Hier zwei kurze Darstellungen zur Klärung der Unterschiede zwischen Sozialer Marktwirtschaft und dem heute (!) üblichen Verständnis von Neoliberalismus

1. vom früheren Staatssekretär in NRW Werner Lieb:

Das Konzept der „sozialen Marktwirtschaft“ geht auf die „Freiburger Schule“ der Ökonomen Walter Eucken, Alfred Müller-Armack, Wilhelm Röpke und Alexander Rüstow zurück. Nachdem durch Weltwirtschaftskrise und Faschismus der Kapitalismus in Deutschland in eine schwere Legitimationskrise geraten war, sollte die „soziale Marktwirtschaft“ zum einen das Gegenkonzept zu den Vergesellschaftungs- und Mitbestimmungsforderungen der Sozialdemokraten, Sozialisten und Gewerkschaften sein, das Privateigentum an Produktionsmitteln sichern und die abhängig Beschäftigten mit dem Kapitalismus aussöhnen. Zum anderen sollte es in Abkehr von der reinen Lehre des Wirtschaftsliberalismus durch staatliche Interventionen, Konjunkturprogramme, Anti-Kartellgesetzgebung und den Ausbau des Sozialstaats die negativen Folgen eines ungezügelten Wettbewerbs verhindern. Die These: Die Marktwirtschaft bedürfe „erheblicher sozialer, politischer, raumplanerischer und konjunkturpolitischer Sicherung.“ Die Wahlkampfparole des CDU-Kanzlers „Wohlstand für alle“ war das Versprechen, dass die soziale Marktwirtschaft den gesellschaftlichen Reichtum gerechter verteilen werde. Im Gegensatz zu den heutigen Neoliberalen forderten die „Freiburger“ eine „quantitative Steigerung der für öffentliche Dienste bestimmten Finanzmittel“.

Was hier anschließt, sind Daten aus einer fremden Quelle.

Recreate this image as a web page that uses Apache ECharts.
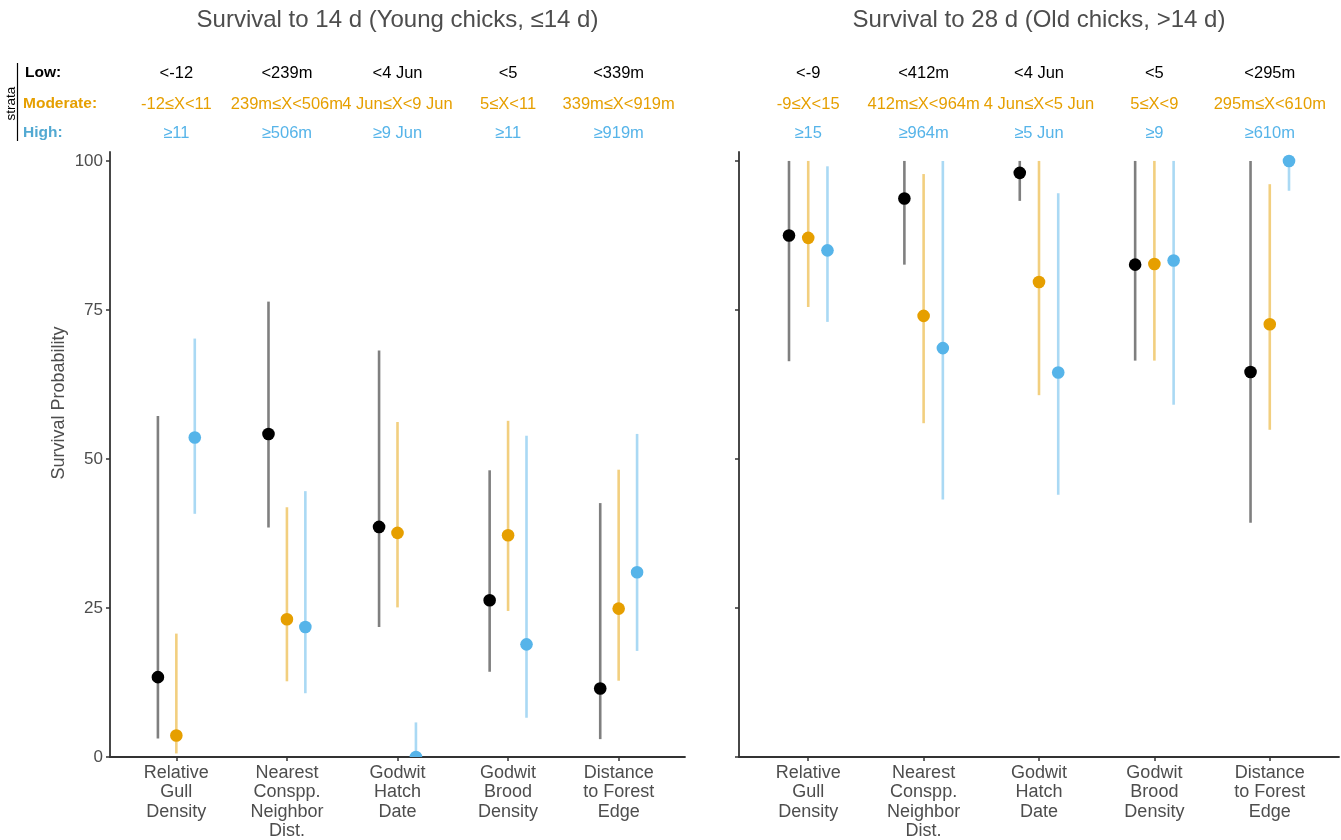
<!DOCTYPE html>
<html>
<head>
<meta charset="utf-8">
<script src="https://cdn.jsdelivr.net/npm/echarts@6/dist/echarts.min.js"></script>
<style>
  html, body { margin: 0; padding: 0; background: #ffffff; }
  #chart { width: 1341px; height: 840px; }
</style>
</head>
<body>
<div id="chart"></div>
<script>
// Covariates on the x axis (one group of three strata each)
const covariates = [
  'Relative\nGull\nDensity',
  'Nearest\nConspp.\nNeighbor\nDist.',
  'Godwit\nHatch\nDate',
  'Godwit\nBrood\nDensity',
  'Distance\nto Forest\nEdge'
];
const strata = ['Low', 'Moderate', 'High'];
const yTicks = [0, 25, 50, 75, 100];
const panelTitles = [
  'Survival to 14 d (Young chicks, \u226414 d)',
  'Survival to 28 d (Old chicks, >14 d)'
];

// [estimate, lower CI, upper CI] in percent, one row per covariate
const youngLow      = [[13.4, 3.1, 57.2], [54.2, 38.5, 76.4], [38.6, 21.8, 68.2], [26.3, 14.3, 48.1], [11.5, 3.0, 42.6]];
const youngModerate = [[3.6, 0.6, 20.7], [23.1, 12.7, 41.9], [37.6, 25.1, 56.2], [37.2, 24.5, 56.4], [24.9, 12.8, 48.2]];
const youngHigh     = [[53.6, 40.8, 70.2], [21.8, 10.7, 44.6], [0.0, 0.0, 5.8], [18.9, 6.6, 53.9], [31.0, 17.8, 54.2]];
const oldLow        = [[87.5, 66.4, 100], [93.7, 82.6, 100], [98.0, 93.3, 100], [82.6, 66.5, 100], [64.6, 39.3, 100]];
const oldModerate   = [[87.1, 75.5, 100], [74.0, 56.0, 97.8], [79.7, 60.7, 100], [82.7, 66.5, 100], [72.6, 54.9, 96.1]];
const oldHigh       = [[85.0, 73.0, 99.1], [68.6, 43.2, 100], [64.5, 44.0, 94.6], [83.3, 59.1, 100], [100, 95.0, 100]];

// Stratum cut-offs shown above each covariate
const youngLowCuts      = ['<-12', '<239m', '<4 Jun', '<5', '<339m'];
const youngModerateCuts = ['-12\u2264X<11', '239m\u2264X<506m', '4 Jun\u2264X<9 Jun', '5\u2264X<11', '339m\u2264X<919m'];
const youngHighCuts     = ['\u226511', '\u2265506m', '\u22659 Jun', '\u226511', '\u2265919m'];
const oldLowCuts        = ['<-9', '<412m', '<4 Jun', '<5', '<295m'];
const oldModerateCuts   = ['-9\u2264X<15', '412m\u2264X<964m', '4 Jun\u2264X<5 Jun', '5\u2264X<9', '295m\u2264X<610m'];
const oldHighCuts       = ['\u226515', '\u2265964m', '\u22655 Jun', '\u22659', '\u2265610m'];

const FONT = '"Liberation Sans", Arial, Helvetica, sans-serif';
const pointColors = ['#000000', '#E69F00', '#56B4E9'];
const lineColors = ['rgba(0,0,0,0.5)', 'rgba(230,159,0,0.5)', 'rgba(86,180,233,0.5)'];
const rowLabelColors = ['#000000', '#E69F00', '#52A9D2'];
const dodge = [-1 / 6, 0, 1 / 6];
const AXIS = '#333333';
const TEXT = '#4D4D4D';

const panels = [
  { rows: [youngLow, youngModerate, youngHigh], cuts: [youngLowCuts, youngModerateCuts, youngHighCuts] },
  { rows: [oldLow, oldModerate, oldHigh], cuts: [oldLowCuts, oldModerateCuts, oldHighCuts] }
];

const gridBoxes = [
  { left: 110, top: 152, width: 575, height: 605 },
  { left: 739, top: 152, width: 600, height: 605 }
];

function renderPointRange(params, api) {
  const x = api.value(0);
  const g = api.value(4);
  const pE = api.coord([x, api.value(1)]);
  const pLo = api.coord([x, api.value(2)]);
  const pHi = api.coord([x, api.value(3)]);
  return {
    type: 'group',
    children: [
      { type: 'line', shape: { x1: pLo[0], y1: pLo[1], x2: pHi[0], y2: pHi[1] },
        style: { stroke: lineColors[g], lineWidth: 2.6 } },
      { type: 'circle', shape: { cx: pE[0], cy: pE[1], r: 6.3 },
        style: { fill: pointColors[g] } }
    ]
  };
}

const grids = gridBoxes.map(b => Object.assign({ containLabel: false, outerBoundsMode: 'none' }, b));
const xAxes = [];
const yAxes = [];
const series = [];

panels.forEach((panel, p) => {
  xAxes.push({
    gridIndex: p, type: 'value', min: 0.4, max: 5.6,
    splitLine: { show: false },
    axisLine: { show: true, onZero: false, lineStyle: { color: AXIS, width: 1.8 } },
    axisTick: { show: true, customValues: [1, 2, 3, 4, 5], length: 4, lineStyle: { color: AXIS, width: 1.5 } },
    axisLabel: {
      show: true, customValues: [1, 2, 3, 4, 5],
      formatter: v => covariates[Math.round(v) - 1],
      fontFamily: FONT, fontSize: 18, lineHeight: 19.5, color: TEXT, margin: 6
    }
  });
  yAxes.push({
    gridIndex: p, type: 'value', min: 0, max: 101.5,
    splitLine: { show: false },
    axisLine: { show: true, onZero: false, lineStyle: { color: AXIS, width: 1.8 } },
    axisTick: { show: true, customValues: yTicks, length: 4, lineStyle: { color: AXIS, width: 1.5 } },
    axisLabel: {
      show: p === 0, customValues: yTicks,
      fontFamily: FONT, fontSize: 17, color: TEXT, margin: 7
    }
  });
  panel.rows.forEach((rows, s) => {
    series.push({
      type: 'custom', name: strata[s],
      xAxisIndex: p, yAxisIndex: p,
      clip: true,
      renderItem: renderPointRange,
      encode: { x: 0, y: [1, 2, 3] },
      data: rows.map((r, i) => [i + 1 + dodge[s], r[0], r[1], r[2], s])
    });
  });
});

const chart = echarts.init(document.getElementById('chart'), null, { renderer: 'canvas' });
chart.setOption({
  animation: false,
  backgroundColor: '#ffffff',
  grid: grids,
  xAxis: xAxes,
  yAxis: yAxes,
  series: series
});

// Titles, y-axis name and the stratum cut-off table, placed from the axis scales
const rowY = [73, 104, 133];
const graphics = [];
panels.forEach((panel, p) => {
  const b = gridBoxes[p];
  graphics.push({
    type: 'text', x: b.left + b.width / 2, y: 20,
    style: { text: panelTitles[p], font: '24px ' + FONT, fill: TEXT, align: 'center', verticalAlign: 'middle' }
  });
  panel.cuts.forEach((cuts, s) => {
    cuts.forEach((label, i) => {
      const px = chart.convertToPixel({ xAxisIndex: p, yAxisIndex: p }, [i + 1, 0])[0];
      graphics.push({
        type: 'text', x: px, y: rowY[s],
        style: { text: label, font: '16.5px ' + FONT, fill: pointColors[s], align: 'center', verticalAlign: 'middle' }
      });
    });
  });
});

// Stratum row labels with the "strata" header bar
const rowLabelX = [25, 23, 23];
strata.forEach((name, s) => {
  graphics.push({
    type: 'text', x: rowLabelX[s], y: rowY[s],
    style: { text: name + ':', font: 'bold 15.5px ' + FONT, fill: rowLabelColors[s], align: 'left', verticalAlign: 'middle' }
  });
});
graphics.push({
  type: 'text', x: 11, y: 103.5, rotation: Math.PI / 2,
  style: { text: 'strata', font: '13.5px ' + FONT, fill: '#000000', align: 'center', verticalAlign: 'middle' }
});
graphics.push({
  type: 'line', shape: { x1: 17.5, y1: 63, x2: 17.5, y2: 141 },
  style: { stroke: '#000000', lineWidth: 1.2 }
});
graphics.push({
  type: 'text', x: 59, y: 403, rotation: Math.PI / 2,
  style: { text: 'Survival Probability', font: '18px ' + FONT, fill: TEXT, align: 'center', verticalAlign: 'middle' }
});

chart.setOption({ graphic: graphics });
</script>
</body>
</html>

2. von Prof. Ulrich Duchrow:

„… Das macht es auch nötig, klar zu sagen, was wir in diesem Buch mit Neoliberalismus meinen. Wir schließen uns den differenzierten Definitionen von Bernhard Walpen an. In einer ersten Näherung sagt er: »Was den Neoliberalismus am meisten eint, ist zunächst seine Ablehnung des ›Kollektivismus‹, worunter nicht nur Kommunismus, Marxismus und Sozialismus verstanden wird, sondern auch Sozialdemokratie und – erst nach dem Zweiten Weltkrieg – Keynesianismus und Wohlfahrtstaat.« (63) Das heißt, negativ eint die Formen des Neoliberalismus die Ablehnung der sozialen Wohlfahrtsfunktionen des Staates. Der Staat soll kein Sozialstaat sein.“ vgl. hier.

Hat Herr Gauck also etwas missverstanden?